If President Biden won’t build a border wall, then Texas will.
Gov. Greg Abbott said Thursday that his state will erect border barriers in easy-crossing areas along the Rio Grande, and then start arresting and jailing illegal immigrants on state charges.
“The influx across the border is out of control, and the Biden Administration has shown that is not going to step up and do its job,” Mr. Abbott told Breitbart Texas shortly before a border summit Thursday in Del Rio.
The state plans mass arrests and more jails to back that up and send a message to illegal immigrants, the governor said.
“What people have seen in videos across the country seems to be the Biden Administration welcoming these people to the United States. We won’t be sending that message,” the governor said. “If you come to Texas, you’re subject to being arrested. You’re not going to have a pathway to roam the country. You’re going to have a pathway directly into a jail cell.”
Mr. Abbott, who declared a state of emergency earlier this month, told Breitbart Texas that, apart from the physical deterrence of the barriers, they will provide a legal basis to arrest people independently of federal immigration law.

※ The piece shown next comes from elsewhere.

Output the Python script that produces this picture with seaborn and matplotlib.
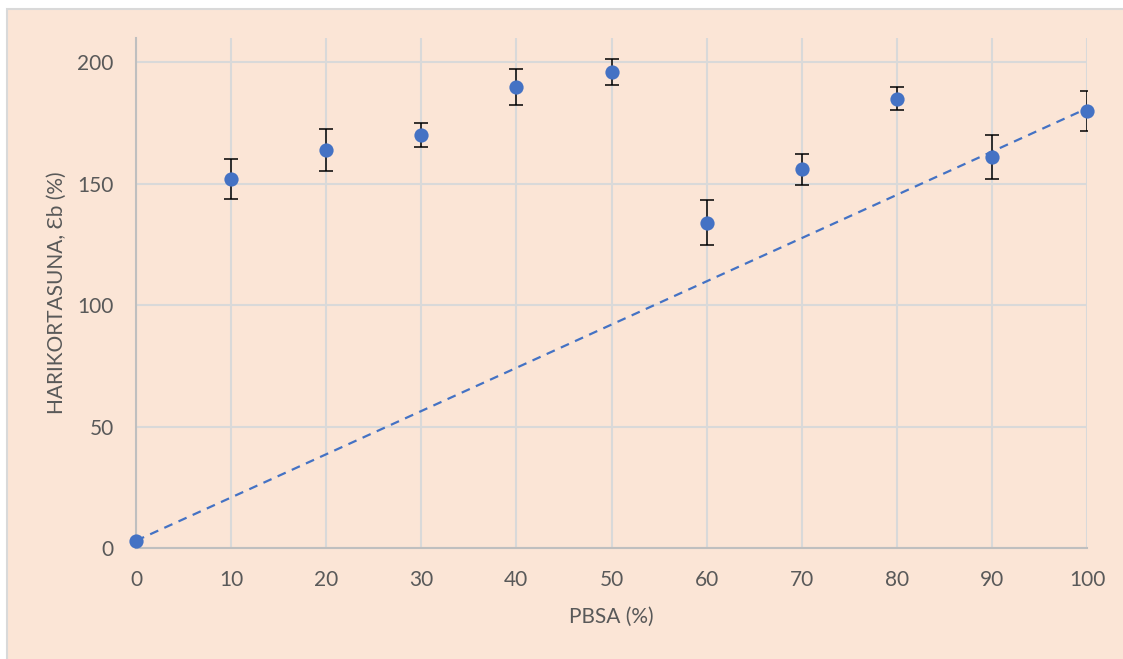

A 2010 Supreme Court case involving an Arizona law limits what states can do in the field of immigration. They cannot make illegal presence itself a crime, though state police-power laws were upheld.
“If they (migrants) move or interfere with that barrier, they have committed several crimes,” Mr. Abbott said, explaining that such crimes include criminal mischief, criminal trespass, and vandalism of state or local-government property.
The state’s emergency declaration also potentially raises the punishments for these crimes by one classification.
“Something that may be a Class B misdemeanor right now, turned into a class A misdemeanor,” he said. “That means up to 180 days in jail.”
The governor also added that “there’s even potential for state jail felonies for some of these crimes.”
Mr. Abbott noted that the Del Rio sector of the border has seen massive increases in illegal border crossings, something that he noted used to be “concentrated in the Rio Grande Valley.”
Del Rio region residents are “seeing a lot of very bad dangerous people come across the border,” Mr. Abbott continued. “They need help from the state to help them address this exploding crisis.”
“Amidst reports of even more people coming in across the border, we know we have to step up and do more,” he said.